Sí atañe al Papa de turno esmerarse en explicar más y mejor la compleja realidad humana, que está allí desde siempre y que nos fue manifestada por Jesucristo. Y en esto puede fallar también. Pero dejemos de lado por el momento ese margen de error para ubicarnos bien ante el peso específico del Magisterio. Es un ente docente. Ni menos de eso, ni más, claro. 
Como un buen maestro, el Sumo Pontífice está para ayudarnos a comprender lo que Cristo nos ha manifestado acerca de la REALIDAD. Se esmerará en refinar con ingenio y aggiornamento el recurso didáctico; no la certeza de ciencia; y mucho menos aún: la cosa en sí, objeto de tal ciencia. Un Papa ni genera realidad ni genera tan siquiera la Sacra Doctrina (conformada por las Sagradas Escrituras y la Tradición). Lo suyo, su rol, su función, su servicio, es enseñarla. De modo ordinario (con margen de error) o de modo extraordinario (sin margen de error): enseñarla.
Recién entonces cabe habilitar el asunto tan en boga respecto a que los Papas, en el ejercicio de este rol, pueden acertar y pueden desacertar y cuáles son los límites de una y otra posibilidad. Pero eso viene después. Después de entender bien que ni la realidad ni la manifestación de esta realidad está en juego, sino la enseñanza de la manifestación de la realidad. 

Pero hay más (y en los tiempos actuales es mucho más que más lo que atañe a este más): hay que saber que un Papa no sólo no genera Realidad ni genera Revelación, limitando su ministerio a hacer el Magisterio de ambas. Sino que, además de su ministerio petrino con su rol magisterial, tiene una vida propia. Como el maestro rural tiene una vida y el catedrático de Oxford tiene una vida. Y el lustroso oxoniense tiene todo el derecho a opinar sobre el arbitraje del último partido del Tottenham Hotspur. Aunque a los viejos carcamanes del Consejo Académico les pareciera que el profesor no debería emitir opinión alguna fuera de lo estrictamente escolar. Lo mismo vale para el Sumo Pontífice: escandalizarse porque opine sobre San Lorenzo o sobre los osos panda en extinción no está bueno. Lo importante es saber diferenciar bien cuándo está siendo docente desde su cátedra y cuándo no. 

Recapitulando: 
PLANTA BAJA: está la realidad, creada e increada, ahí está. Y allí mismo ya está la norma moral que es idéntica a la realidad sin corrimiento alguno. 

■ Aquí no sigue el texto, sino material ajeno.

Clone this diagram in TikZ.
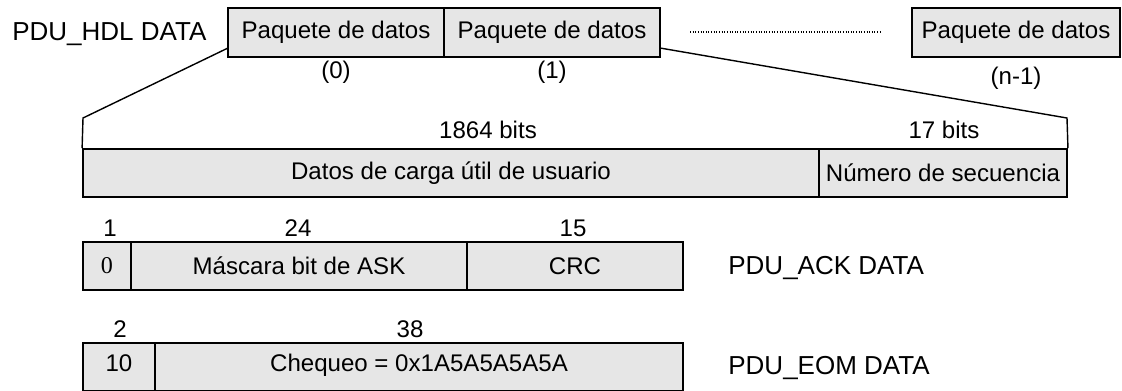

PRIMER PISO: luego está su manifestación: autoelocuente en el caso de la realidad creada, se muestra a la razón natural; y como misterio en el caso de lo increado, se revela a la Fe, por la Escritura y la Tradición.  
SEGUNDO PISO: el aparato docente, que en variadísimos registros se ocupa de transmitir lo que el primer piso le refiere sobre la planta baja.

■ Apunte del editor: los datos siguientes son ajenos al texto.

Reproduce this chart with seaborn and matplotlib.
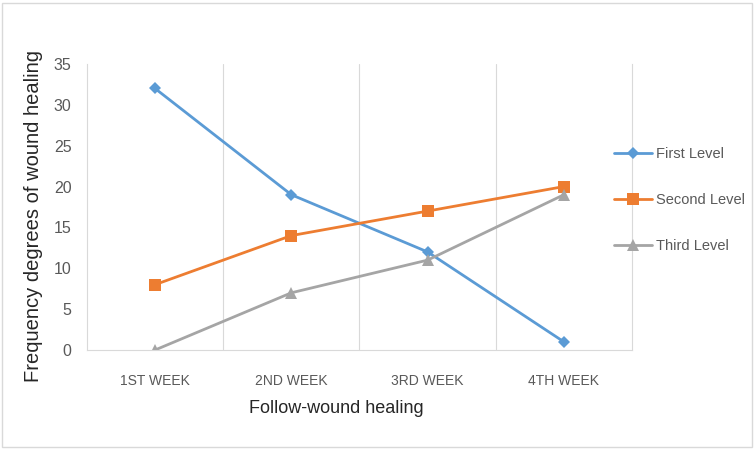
import matplotlib
matplotlib.use("Agg")
import matplotlib.pyplot as plt
import seaborn as sns
import pandas as pd

weeks = ["1ST WEEK", "2ND WEEK", "3RD WEEK", "4TH WEEK"]
first_level = [32, 19, 12, 1]
second_level = [8, 14, 17, 20]
third_level = [0, 7, 11, 19]
series_names = ["First Level", "Second Level", "Third Level"]

df = pd.DataFrame({
    "week": list(range(len(weeks))) * 3,
    "value": first_level + second_level + third_level,
    "level": [n for n in series_names for _ in weeks],
})

sns.set_style("white")
plt.rcParams["font.family"] = ["Liberation Sans", "DejaVu Sans"]

fig = plt.figure(figsize=(7.56, 4.49), dpi=100)
ax = fig.add_axes([0.115, 0.2205, 0.721, 0.637])

palette = {"First Level": "#5B9BD5", "Second Level": "#ED7D31", "Third Level": "#A5A5A5"}
markers = {"First Level": "D", "Second Level": "s", "Third Level": "^"}
sizes = {"First Level": 6, "Second Level": 9, "Third Level": 8}

for name in series_names:
    sub = df[df["level"] == name]
    sns.lineplot(data=sub, x="week", y="value", ax=ax, color=palette[name],
                 marker=markers[name], markersize=sizes[name], linewidth=2,
                 markeredgewidth=0, label=name)

ax.set_xlim(-0.5, len(weeks) - 0.5)
ax.set_ylim(0, 35)
ax.set_yticks(range(0, 36, 5))
ax.set_xticks(range(len(weeks)))
ax.set_xticklabels(weeks)
ax.tick_params(axis="both", length=0, colors="#595959")
ax.tick_params(axis="x", pad=17, labelsize=10)
ax.tick_params(axis="y", pad=11, labelsize=11.5)

# vertical gridlines at category boundaries
for b in [0.5, 1.5, 2.5]:
    ax.axvline(b, color="#D9D9D9", linewidth=0.8, zorder=0)
for side in ["left", "right", "bottom"]:
    ax.spines[side].set_color("#D9D9D9")
    ax.spines[side].set_linewidth(0.8)
ax.spines["top"].set_visible(False)

ax.set_xlabel("Follow-wound healing", fontsize=13, color="#262626")
ax.xaxis.set_label_coords(0.458, -0.175)
ax.set_ylabel("Frequency degrees of wound healing", fontsize=14.5, color="#262626")
ax.yaxis.set_label_coords(-0.08, 0.47)

leg = ax.legend(loc="upper left", bbox_to_anchor=(0.795, 0.702), bbox_transform=fig.transFigure,
                frameon=False, labelspacing=2.2, handlelength=2.6, handletextpad=0.3, fontsize=10.5)
for t in leg.get_texts():
    t.set_color("#595959")

fig.patches.append(plt.Rectangle((0.002, 0.004), 0.993, 0.99, transform=fig.transFigure,
                                 fill=False, edgecolor="#D9D9D9", linewidth=1))

fig.savefig("out.png", dpi=100)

AZOTEA: nada, el cobertor del edificio; alude en esta parábola a todo aquello que el docente haga y diga por fuera de este específico rol de transmitir lo que el primer piso le refiere sobre la planta baja. 

Esto es un edificio, y es valioso como totalidad y en cada una de sus partes. Aunque, claro está, en el negocio inmobiliario, no todo vale lo mismo (ya lo dijo un griego: soy amigo de la azotea, pero más amigo de la planta baja). No obstante, insisto: cada espacio tiene su nobleza y valor. Lo realmente importante (y acuciante) es saber bien dónde uno está parado y no confundirse de lugar. Pues ha pasado —y por desgracia seguirá pasando—, que más de un distraído, caminando por la azotea, o el balcón del segundo piso, creyéndose al ras del suelo, fue víctima de un suicidio involuntario.